** STATED GOAL **
Return the material exactly as supplied, apart from the pictures, which are omitted.
--- DATA ---
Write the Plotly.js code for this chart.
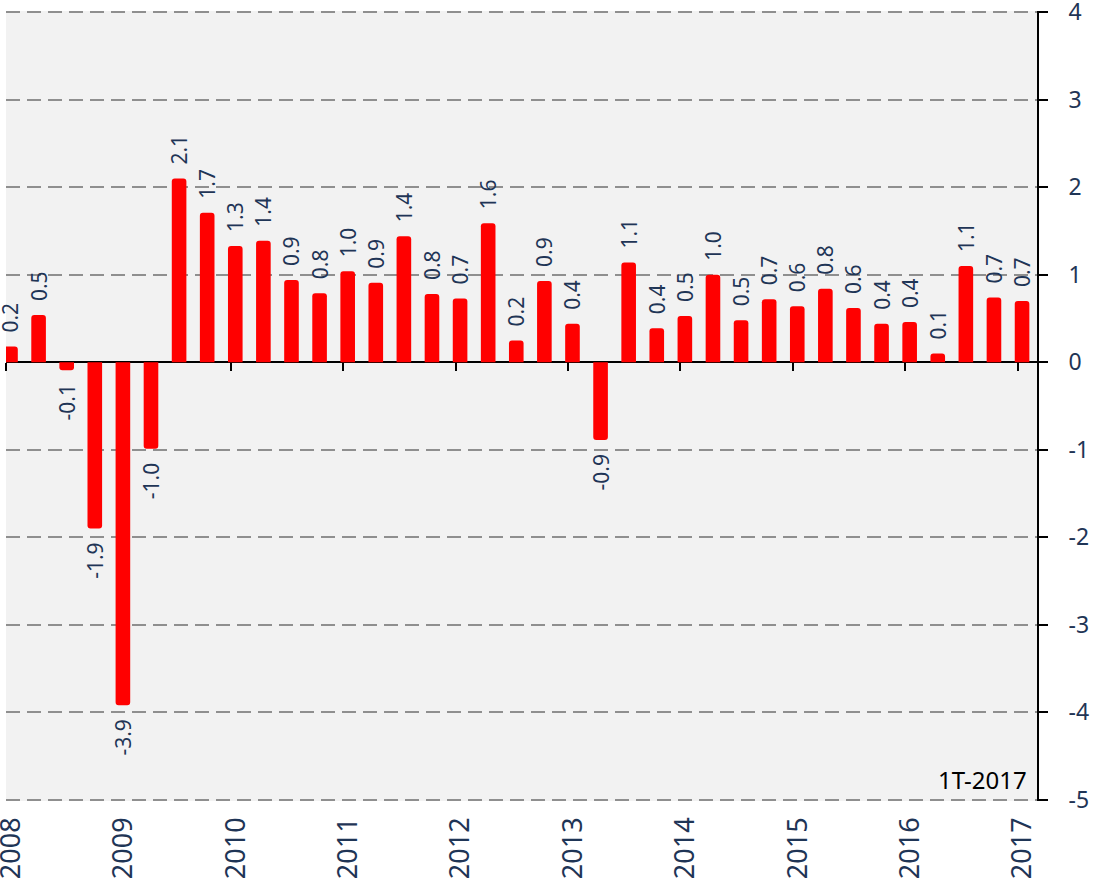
<!DOCTYPE html>
<html>
<head>
<meta charset="utf-8">
<script src="https://cdn.plot.ly/plotly-3.0.1.min.js"></script>
<style>html,body{margin:0;padding:0;background:#fff;}#chart{width:1094px;height:889px;}</style>
</head>
<body>
<div id="chart"></div>
<script>
// Quarterly series, 1T-2008 .. 1T-2017
const startYear = 2008;
const quarterIndex = [0,1,2,3,4,5,6,7,8,9,10,11,12,13,14,15,16,17,18,19,20,21,22,23,24,25,26,27,28,29,30,31,32,33,34,35,36];
const values = [0.18,0.54,-0.09,-1.90,-3.92,-0.99,2.10,1.71,1.33,1.39,0.94,0.79,1.04,0.91,1.44,0.78,0.73,1.59,0.25,0.93,0.44,-0.89,1.14,0.39,0.53,1.00,0.48,0.72,0.64,0.84,0.62,0.44,0.46,0.10,1.10,0.74,0.70];
const labels = ["0.2","0.5","-0.1","-1.9","-3.9","-1.0","2.1","1.7","1.3","1.4","0.9","0.8","1.0","0.9","1.4","0.8","0.7","1.6","0.2","0.9","0.4","-0.9","1.1","0.4","0.5","1.0","0.5","0.7","0.6","0.8","0.6","0.4","0.4","0.1","1.1","0.7","0.7"];
const years = [2008,2009,2010,2011,2012,2013,2014,2015,2016,2017];
const yearLabels = ["2008","2009","2010","2011","2012","2013","2014","2015","2016","2017"];
const yTicks = [-5,-4,-3,-2,-1,0,1,2,3,4];
const yTickLabels = ["-5","-4","-3","-2","-1","0","1","2","3","4"];
const noteText = "1T-2017";

const navy = '#1F3556';
const xRange = [2008, 2017.173];
const yRange = [-5.015, 4.015];
const xPos = quarterIndex.map(q => startYear + q * 0.25 + 0.04);
const labelPos = years.map(y => y + 0.045);
const pad = '\u00a0\u00a0';
const barText = labels.map((t, i) => values[i] >= 0 ? pad + t : t + pad);

const traces = [
  {
    type: 'bar',
    x: xPos,
    y: values,
    width: 0.13,
    marker: {color: '#FF0000', line: {width: 0}},
    text: barText,
    textposition: 'outside',
    textangle: -90,
    constraintext: 'none',
    cliponaxis: false,
    textfont: {family: 'Noto Sans', size: 21, color: navy},
    hoverinfo: 'skip',
    showlegend: false
  },
  {
    type: 'scatter', x: [], y: [], xaxis: 'x2', yaxis: 'y',
    hoverinfo: 'skip', showlegend: false
  }
];

const layout = {
  width: 1094, height: 889,
  margin: {l: 6, r: 57, t: 11, b: 88, pad: 0},
  paper_bgcolor: '#FFFFFF',
  plot_bgcolor: '#F2F2F2',
  barcornerradius: 3,
  showlegend: false,
  font: {family: 'Noto Sans', color: navy},
  xaxis: {
    range: xRange, type: 'linear',
    tickmode: 'array', tickvals: labelPos, ticktext: yearLabels,
    tickangle: -90, ticks: '', showline: false, showgrid: false, zeroline: false,
    tickfont: {family: 'Noto Sans', size: 27, color: navy},
    ticklabelstandoff: 10, ticklabeloverflow: 'allow'
  },
  xaxis2: {
    range: xRange, type: 'linear', overlaying: 'x', anchor: 'free',
    position: (0 - yRange[0]) / (yRange[1] - yRange[0]),
    tickmode: 'array', tickvals: years, showticklabels: false,
    ticks: 'outside', ticklen: 8, tickwidth: 2, tickcolor: '#000',
    showline: true, linecolor: '#000', linewidth: 2,
    showgrid: false, zeroline: false, layer: 'below traces'
  },
  yaxis: {
    range: yRange, side: 'right',
    tickmode: 'array', tickvals: yTicks, ticktext: yTickLabels,
    ticks: 'outside', ticklen: 9, tickwidth: 2, tickcolor: '#000',
    showline: true, linecolor: '#000', linewidth: 2,
    showgrid: true, gridcolor: '#8F8F8F', gridwidth: 2, griddash: '14px,7px',
    zeroline: false,
    tickfont: {family: 'Noto Sans', size: 23, color: navy},
    ticklabelstandoff: 16, ticklabeloverflow: 'allow'
  },
  annotations: [{
    text: noteText, xref: 'paper', yref: 'paper', x: 1, y: 0,
    xanchor: 'right', yanchor: 'bottom', xshift: -9, yshift: 4,
    showarrow: false, borderpad: 0,
    font: {family: 'Noto Sans', size: 24, color: '#000'}
  }]
};

Plotly.newPlot('chart', traces, layout, {displayModeBar: false, staticPlot: true});
</script>
</body>
</html>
---
** TASK RESULT **
Write the Plotly.js code for this chart.
<!DOCTYPE html>
<html>
<head>
<meta charset="utf-8">
<script src="https://cdn.plot.ly/plotly-3.0.1.min.js"></script>
<style>html,body{margin:0;padding:0;background:#fff;}#chart{width:1094px;height:889px;}</style>
</head>
<body>
<div id="chart"></div>
<script>
// Quarterly series, 1T-2008 .. 1T-2017
const startYear = 2008;
const quarterIndex = [0,1,2,3,4,5,6,7,8,9,10,11,12,13,14,15,16,17,18,19,20,21,22,23,24,25,26,27,28,29,30,31,32,33,34,35,36];
const values = [0.18,0.54,-0.09,-1.90,-3.92,-0.99,2.10,1.71,1.33,1.39,0.94,0.79,1.04,0.91,1.44,0.78,0.73,1.59,0.25,0.93,0.44,-0.89,1.14,0.39,0.53,1.00,0.48,0.72,0.64,0.84,0.62,0.44,0.46,0.10,1.10,0.74,0.70];
const labels = ["0.2","0.5","-0.1","-1.9","-3.9","-1.0","2.1","1.7","1.3","1.4","0.9","0.8","1.0","0.9","1.4","0.8","0.7","1.6","0.2","0.9","0.4","-0.9","1.1","0.4","0.5","1.0","0.5","0.7","0.6","0.8","0.6","0.4","0.4","0.1","1.1","0.7","0.7"];
const years = [2008,2009,2010,2011,2012,2013,2014,2015,2016,2017];
const yearLabels = ["2008","2009","2010","2011","2012","2013","2014","2015","2016","2017"];
const yTicks = [-5,-4,-3,-2,-1,0,1,2,3,4];
const yTickLabels = ["-5","-4","-3","-2","-1","0","1","2","3","4"];
const noteText = "1T-2017";

const navy = '#1F3556';
const xRange = [2008, 2017.173];
const yRange = [-5.015, 4.015];
const xPos = quarterIndex.map(q => startYear + q * 0.25 + 0.04);
const labelPos = years.map(y => y + 0.045);
const pad = '\u00a0\u00a0';
const barText = labels.map((t, i) => values[i] >= 0 ? pad + t : t + pad);

const traces = [
  {
    type: 'bar',
    x: xPos,
    y: values,
    width: 0.13,
    marker: {color: '#FF0000', line: {width: 0}},
    text: barText,
    textposition: 'outside',
    textangle: -90,
    constraintext: 'none',
    cliponaxis: false,
    textfont: {family: 'Noto Sans', size: 21, color: navy},
    hoverinfo: 'skip',
    showlegend: false
  },
  {
    type: 'scatter', x: [], y: [], xaxis: 'x2', yaxis: 'y',
    hoverinfo: 'skip', showlegend: false
  }
];

const layout = {
  width: 1094, height: 889,
  margin: {l: 6, r: 57, t: 11, b: 88, pad: 0},
  paper_bgcolor: '#FFFFFF',
  plot_bgcolor: '#F2F2F2',
  barcornerradius: 3,
  showlegend: false,
  font: {family: 'Noto Sans', color: navy},
  xaxis: {
    range: xRange, type: 'linear',
    tickmode: 'array', tickvals: labelPos, ticktext: yearLabels,
    tickangle: -90, ticks: '', showline: false, showgrid: false, zeroline: false,
    tickfont: {family: 'Noto Sans', size: 27, color: navy},
    ticklabelstandoff: 10, ticklabeloverflow: 'allow'
  },
  xaxis2: {
    range: xRange, type: 'linear', overlaying: 'x', anchor: 'free',
    position: (0 - yRange[0]) / (yRange[1] - yRange[0]),
    tickmode: 'array', tickvals: years, showticklabels: false,
    ticks: 'outside', ticklen: 8, tickwidth: 2, tickcolor: '#000',
    showline: true, linecolor: '#000', linewidth: 2,
    showgrid: false, zeroline: false, layer: 'below traces'
  },
  yaxis: {
    range: yRange, side: 'right',
    tickmode: 'array', tickvals: yTicks, ticktext: yTickLabels,
    ticks: 'outside', ticklen: 9, tickwidth: 2, tickcolor: '#000',
    showline: true, linecolor: '#000', linewidth: 2,
    showgrid: true, gridcolor: '#8F8F8F', gridwidth: 2, griddash: '14px,7px',
    zeroline: false,
    tickfont: {family: 'Noto Sans', size: 23, color: navy},
    ticklabelstandoff: 16, ticklabeloverflow: 'allow'
  },
  annotations: [{
    text: noteText, xref: 'paper', yref: 'paper', x: 1, y: 0,
    xanchor: 'right', yanchor: 'bottom', xshift: -9, yshift: 4,
    showarrow: false, borderpad: 0,
    font: {family: 'Noto Sans', size: 24, color: '#000'}
  }]
};

Plotly.newPlot('chart', traces, layout, {displayModeBar: false, staticPlot: true});
</script>
</body>
</html>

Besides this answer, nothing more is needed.